» TASK TO CARRY OUT: For the listing underneath, give the count of lines containing the string "React" and nothing further.

______________________________

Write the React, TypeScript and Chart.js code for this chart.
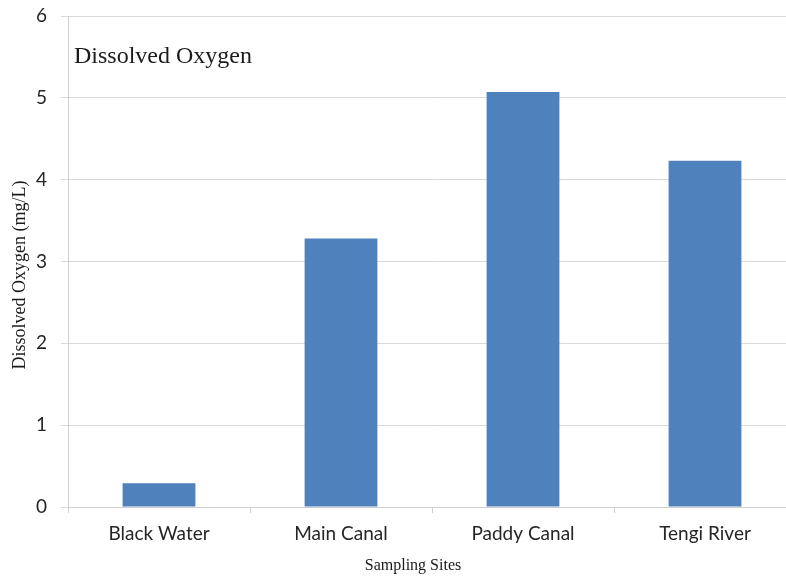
import React, { useEffect, useRef } from "react";
import { Chart, registerables } from "chart.js";

Chart.register(...registerables);

const categories = ["Black Water", "Main Canal", "Paddy Canal", "Tengi River"];
const dissolvedOxygen = [0.29, 3.28, 5.07, 4.23];
const yTicks = [0, 1, 2, 3, 4, 5, 6];

const SERIF = '"Liberation Serif", "Times New Roman", serif';
const SANS = 'Lato, "Open Sans", "Liberation Sans", sans-serif';

const textPlugin = {
  id: "extraText",
  afterDraw(chart: any) {
    const { ctx, chartArea } = chart;
    ctx.save();
    ctx.fillStyle = "#1a1a1a";
    ctx.font = `24px ${SERIF}`;
    ctx.textBaseline = "middle";
    ctx.textAlign = "left";
    ctx.fillText("Dissolved Oxygen", chartArea.left + 6, chartArea.top + 41);
    ctx.font = `16px ${SERIF}`;
    ctx.textAlign = "center";
    ctx.fillText("Sampling Sites", 413, 566);
    ctx.translate(20, 275);
    ctx.rotate(-Math.PI / 2);
    ctx.font = `18px ${SERIF}`;
    ctx.fillText("Dissolved Oxygen (mg/L)", 0, 0);
    ctx.restore();
  },
};

export default function App() {
  const ref = useRef<HTMLCanvasElement>(null);
  useEffect(() => {
    if (!ref.current) return;
    const chart = new Chart(ref.current, {
      type: "bar",
      data: {
        labels: categories,
        datasets: [
          {
            label: "Dissolved Oxygen",
            data: dissolvedOxygen,
            backgroundColor: "#4f81bd",
            borderWidth: 0,
            barPercentage: 0.4,
            categoryPercentage: 1,
          },
        ],
      },
      options: {
        animation: false,
        responsive: false,
        maintainAspectRatio: false,
        layout: { padding: { top: 16, right: 4, bottom: 0, left: 30 } },
        plugins: { legend: { display: false }, tooltip: { enabled: false }, title: { display: false } },
        scales: {
          x: {
            afterFit: (scale: any) => {
              scale.height = 72;
              scale.paddingLeft = 0;
              scale.paddingRight = 0;
            },
            grid: {
              offset: true,
              drawOnChartArea: false,
              drawTicks: true,
              tickLength: 6,
              color: "#d0d0d0",
            },
            border: { color: "#d0d0d0", width: 1 },
            ticks: {
              color: "#262626",
              font: { family: SANS, size: 19 },
              padding: 9,
            },
          },
          y: {
            min: 0,
            max: 6,
            afterBuildTicks: (scale: any) => {
              scale.ticks = yTicks.map((v) => ({ value: v }));
            },
            afterFit: (scale: any) => {
              scale.width = 38;
              scale.paddingTop = 0;
              scale.paddingBottom = 0;
            },
            grid: { color: "#d9d9d9", tickLength: 7, drawTicks: true },
            border: { color: "#d0d0d0", width: 1 },
            ticks: {
              color: "#262626",
              font: { family: SANS, size: 19 },
              padding: 14,
            },
          },
        },
      },
      plugins: [textPlugin],
    });
    return () => chart.destroy();
  }, []);
  return (
    <div style={{ position: "fixed", left: 0, top: 0, width: 786, height: 579, overflow: "hidden", background: "#fff" }}>
      <canvas ref={ref} width={800} height={579} style={{ display: "block" }} />
    </div>
  );
}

______________________________

» WRITTEN ANSWER: 2